Chroniques

par emmanuel andrieu

Иоланта | Iolanta
opéra de Piotr Tchaïkovski

Halle aux grains (saison hors les murs du Théâtre du Capitole), Toulouse
- 28 mars 2010
© pierre grosbois

Ultime ouvrage lyrique de Tchaïkovski, Iolanta fut créé au Théâtre Mariinski de Saint-Pétersbourg en décembre 1892, le même soir que son célébrissime ballet Casse Noisette. Iolanta fait office de rareté car, mises à part deux exécutions en version de concert, une ici même il y a trois ans [lire notre chronique du 11 mai 2007] et l'autre au Théâtre du châtelet [lire notre chronique du 30 mars 2003], l'œuvre n'avait jamais était montée scéniquement en France. Le livret, écrit par le frère du compositeur, s’inspire d'une pièce du dramaturge danois Henrik Hertz, La fille du roi René (1853). Il conte l'histoire, dans la Provence du XVe siècle, de la belle Iolanta, née aveugle, élevée à l’abri du monde en lui cachant la vérité sur son état ainsi que la réalité qui l'entoure. In fine, elle finira par recouvrer la vue grâce à l'amour d'un preux chevalier, prêt à l'épouser malgré son handicap. L'opéra en un acte est une œuvre courte (une heure trente) où se succèdent neuf scènes fort inspirées quant à la veine mélodique, à défaut de l'être dramatiquement. Ainsi les principaux protagonistes ont-ils tous un grand air à chanter et des ensembles particulièrement soignés et raffinés émaillent-ils la partition.

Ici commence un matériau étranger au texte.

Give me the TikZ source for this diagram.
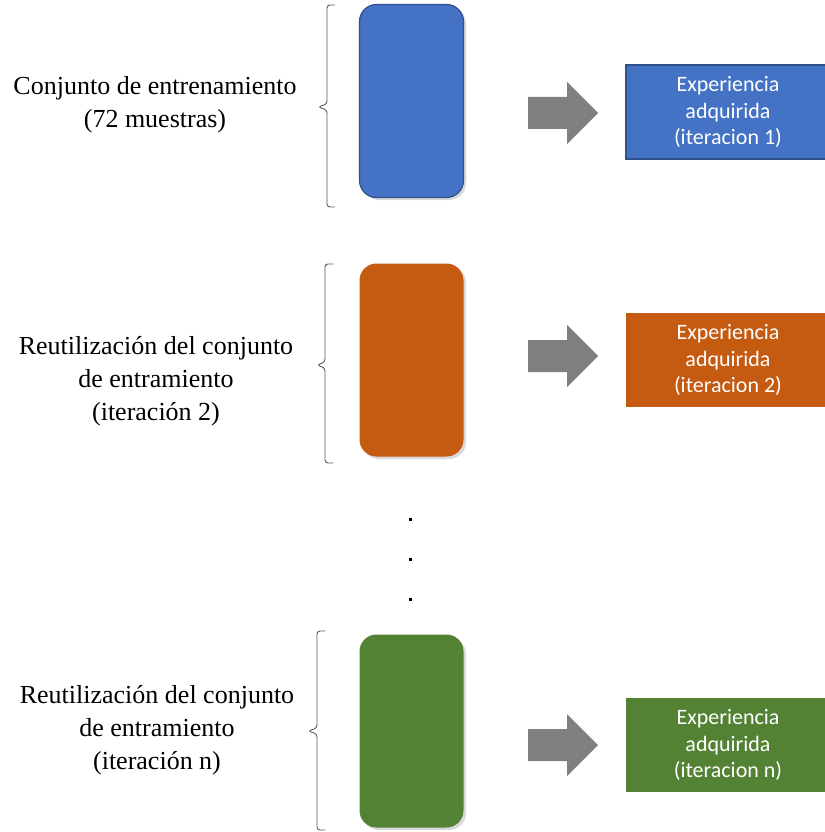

Comme en 2007, c'est le jeune chef ossète Tugan Sokhiev qui tient la baguette. C'est un bonheur de le voir diriger la phalange toulousaine, tant est manifeste son plaisir à faire (re)vivre l’ouvrage. La gestique se fait tour à tour délicate dans les moments d'abandon (comme dans la berceuse) ou pleine de fougue (dans le majestueux crescendo qui clôt l’opéra). Attentif à tout moment aux chanteurs – et chantant lui-même avec les solistes et les chœurs ! –, c'est surtout l'orchestre qui bénéficie de sa direction précise, pleine de raffinement et de lyrisme. Il est aussi à mettre au crédit de Sokhiev d'avoir su engager une distribution homogène, presque entièrement russe et recrutée dans la troupe du Mariinski. On pourra noter que l'équipe ici réunie était déjà présente, pour les principaux rôles, dans la version de concert d'Eugène Onéguine donné la saison passée.

Ainsi la basse Mikhaïl Kolelishvili (Grémine l'an dernier) incarne avec beaucoup de noblesse et d'humanité le rôle du roi René. Sa voix est celle d'une basse profonde à la ligne impeccable et pleine d'autorité. Gary Magee (Onéguine l'an dernier) est un Comte de Bourgogne superbement stylé et élégant. Son grand air démontre un art du chant subtil et nuancé. Le Médecin maure est bien incarné par Evgueni Alexeev car, si le chanteur possède des moyens, c'est surtout sa présence scénique qui retient l'attention – ainsi que son superbe costume orientalisant. Le ténor Akhmed Agadi (Gaudefroy de Vaudémont) est la seule déception masculine avec un timbre peu flatteur, une émission tour à tour laborieuse ou brutale, une présence trop pâle pour un chevalier. Les rôles secondaires sont bien tenus, notamment par l'excellent Vassili Efimov en écuyer, artiste au timbre clair et aux aigus claironnants.

Du côté féminin, on retiendra le contralto d'Anna Kiknadze (naguère Olga) dans le rôle de la nourrice Martha. La voix est tout simplement superbe de timbre et de couleur ! Les deux Suivantes trouvent en Eleonora Vindau et Anna Markarova de belles interprètes, parfaitement équilibrées dans leurs duos. Dans le rôle-titre, Gelena Gaskarova (rayonnante Tatiana l'an passé) possède une plastique de rêve et un timbre particulièrement riche. La voix est suffisamment projetée pour ressortir dans le grandiose finale, mais l'on déplorera des suraigus un rien acides et stridents. Elle n'en incarne pas moins une Iolanta émouvante.

Vraiment trop discrète, la production de Jacques Osinski est l’ombre au tableau de ce spectacle, un joli décor ne faisant pas office de mise en scène. Ce dernier, signé par Christophe Ouvrard, est constitué par une serre qui enferme des tables métalliques couvertes de rosiers en pots. L'image est belle, d'autant magnifiée par les éclairages élégants de Catherine Verheyde, ainsi que les costumes, eux aussi signés Ouvrard. Au final, la découverte d'une partition foisonnante, véritable bijou du répertoire russe, mériterait de connaître les honneurs d'une autre production sur nos scènes.